Supplied data:

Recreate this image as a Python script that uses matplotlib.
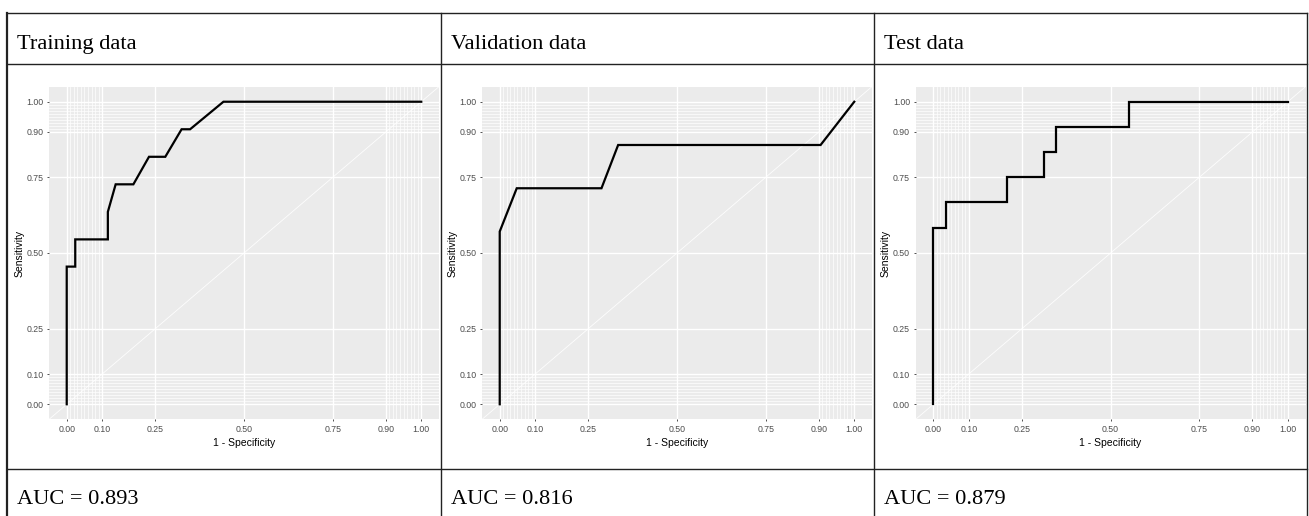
import numpy as np
import matplotlib
matplotlib.use("Agg")
from matplotlib import pyplot as plt
from matplotlib.lines import Line2D

# 表のテキスト
titles = ["Training data", "Validation data", "Test data"]
auc_values = [0.893, 0.816, 0.879]

# ROC曲線 (1 - Specificity, Sensitivity)
train_fpr = [0.0, 0.0, 0.024, 0.024, 0.116, 0.116, 0.138, 0.188, 0.232, 0.278, 0.324, 0.348, 0.442, 1.0]
train_tpr = [0.0, 0.455, 0.455, 0.545, 0.545, 0.636, 0.727, 0.727, 0.818, 0.818, 0.909, 0.909, 1.0, 1.0]

valid_fpr = [0.0, 0.0, 0.048, 0.287, 0.334, 0.905, 1.0]
valid_tpr = [0.0, 0.571, 0.714, 0.714, 0.857, 0.857, 1.0]

test_fpr = [0.0, 0.0, 0.037, 0.037, 0.207, 0.207, 0.311, 0.311, 0.345, 0.345, 0.552, 0.552, 1.0]
test_tpr = [0.0, 0.583, 0.583, 0.667, 0.667, 0.75, 0.75, 0.833, 0.833, 0.917, 0.917, 1.0, 1.0]

curves = [(train_fpr, train_tpr), (valid_fpr, valid_tpr), (test_fpr, test_tpr)]

major_breaks = [0, 0.1, 0.25, 0.5, 0.75, 0.9, 1.0]
minor_breaks = [0.01, 0.02, 0.03, 0.04, 0.05, 0.06, 0.07, 0.08, 0.09,
                0.91, 0.92, 0.93, 0.94, 0.95, 0.96, 0.97, 0.98, 0.99]
break_labels = ["0.00", "0.10", "0.25", "0.50", "0.75", "0.90", "1.00"]

W, H = 1309, 516
fig = plt.figure(figsize=(W / 100, H / 100), dpi=100)


def px(x, y):
    # ピクセル座標 -> figure座標
    return x / W, 1 - y / H


# 表の罫線
col_x = [7, 441, 874, 1307]
row_y = [13, 64, 469]
for y in row_y:
    fig.add_artist(Line2D([col_x[0] / W, col_x[-1] / W], [1 - y / H, 1 - y / H],
                          color="#222222", lw=1.0, transform=fig.transFigure))
for i, x in enumerate(col_x):
    fig.add_artist(Line2D([x / W, x / W], [1 - row_y[0] / H, 0],
                          color="#222222", lw=1.6 if i == 0 else 1.0,
                          transform=fig.transFigure))

serif = ["Liberation Serif", "DejaVu Serif"]
sans = ["Liberation Sans", "DejaVu Sans"]

panel_left = [49, 482, 915.6]
panel_top, panel_bottom = 86.6, 419.4
panel_w = 390

for i in range(3):
    tx = col_x[i] + 10
    fig.text(*px(tx, 49), titles[i], family=serif, fontsize=16.1, va="baseline", ha="left")
    fig.text(*px(tx, 504), "AUC = %.3f" % auc_values[i], family=serif, fontsize=16.1,
             va="baseline", ha="left")

    l, b = px(panel_left[i], panel_bottom)
    ax = fig.add_axes([l, b, panel_w / W, (panel_bottom - panel_top) / H])
    ax.set_facecolor("#EBEBEB")
    ax.set_xlim(-0.05, 1.05)
    ax.set_ylim(-0.05, 1.05)
    ax.set_xticks(major_breaks)
    ax.set_xticklabels(break_labels)
    ax.set_yticks(major_breaks)
    ax.set_yticklabels(break_labels)
    ax.set_xticks(minor_breaks, minor=True)
    ax.set_yticks(minor_breaks, minor=True)
    ax.grid(which="major", color="white", lw=1.0)
    ax.grid(which="minor", color="white", lw=0.5)
    ax.set_axisbelow(True)
    for s in ax.spines.values():
        s.set_visible(False)
    ax.tick_params(which="major", length=1.6, width=0.6, color="#333333",
                   labelsize=6.3, labelcolor="#4D4D4D", pad=2.4)
    ax.tick_params(which="minor", length=0)
    for lab in ax.get_xticklabels() + ax.get_yticklabels():
        lab.set_family(sans)

    ax.axline((0, 0), (1, 1), color="white", lw=0.6, alpha=0.9)
    fpr, tpr = curves[i]
    ax.plot(fpr, tpr, color="black", lw=1.6, solid_joinstyle="miter")

    ax.set_xlabel("1 - Specificity", family=sans, fontsize=7.5, labelpad=3)
    ax.set_ylabel("Sensitivity", family=sans, fontsize=7.5, labelpad=1.5)

fig.savefig("out.png", dpi=100, facecolor="white")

Task goal:
From the top of the listing above, repeat each line exactly until you reach the line containing "return x / W, 1 - y / H", and repeat that one too. Leave the pictures out.

Exercise answer:
Recreate this image as a Python script that uses matplotlib.
import numpy as np
import matplotlib
matplotlib.use("Agg")
from matplotlib import pyplot as plt
from matplotlib.lines import Line2D

# 表のテキスト
titles = ["Training data", "Validation data", "Test data"]
auc_values = [0.893, 0.816, 0.879]

# ROC曲線 (1 - Specificity, Sensitivity)
train_fpr = [0.0, 0.0, 0.024, 0.024, 0.116, 0.116, 0.138, 0.188, 0.232, 0.278, 0.324, 0.348, 0.442, 1.0]
train_tpr = [0.0, 0.455, 0.455, 0.545, 0.545, 0.636, 0.727, 0.727, 0.818, 0.818, 0.909, 0.909, 1.0, 1.0]

valid_fpr = [0.0, 0.0, 0.048, 0.287, 0.334, 0.905, 1.0]
valid_tpr = [0.0, 0.571, 0.714, 0.714, 0.857, 0.857, 1.0]

test_fpr = [0.0, 0.0, 0.037, 0.037, 0.207, 0.207, 0.311, 0.311, 0.345, 0.345, 0.552, 0.552, 1.0]
test_tpr = [0.0, 0.583, 0.583, 0.667, 0.667, 0.75, 0.75, 0.833, 0.833, 0.917, 0.917, 1.0, 1.0]

curves = [(train_fpr, train_tpr), (valid_fpr, valid_tpr), (test_fpr, test_tpr)]

major_breaks = [0, 0.1, 0.25, 0.5, 0.75, 0.9, 1.0]
minor_breaks = [0.01, 0.02, 0.03, 0.04, 0.05, 0.06, 0.07, 0.08, 0.09,
                0.91, 0.92, 0.93, 0.94, 0.95, 0.96, 0.97, 0.98, 0.99]
break_labels = ["0.00", "0.10", "0.25", "0.50", "0.75", "0.90", "1.00"]

W, H = 1309, 516
fig = plt.figure(figsize=(W / 100, H / 100), dpi=100)


def px(x, y):
    # ピクセル座標 -> figure座標
    return x / W, 1 - y / H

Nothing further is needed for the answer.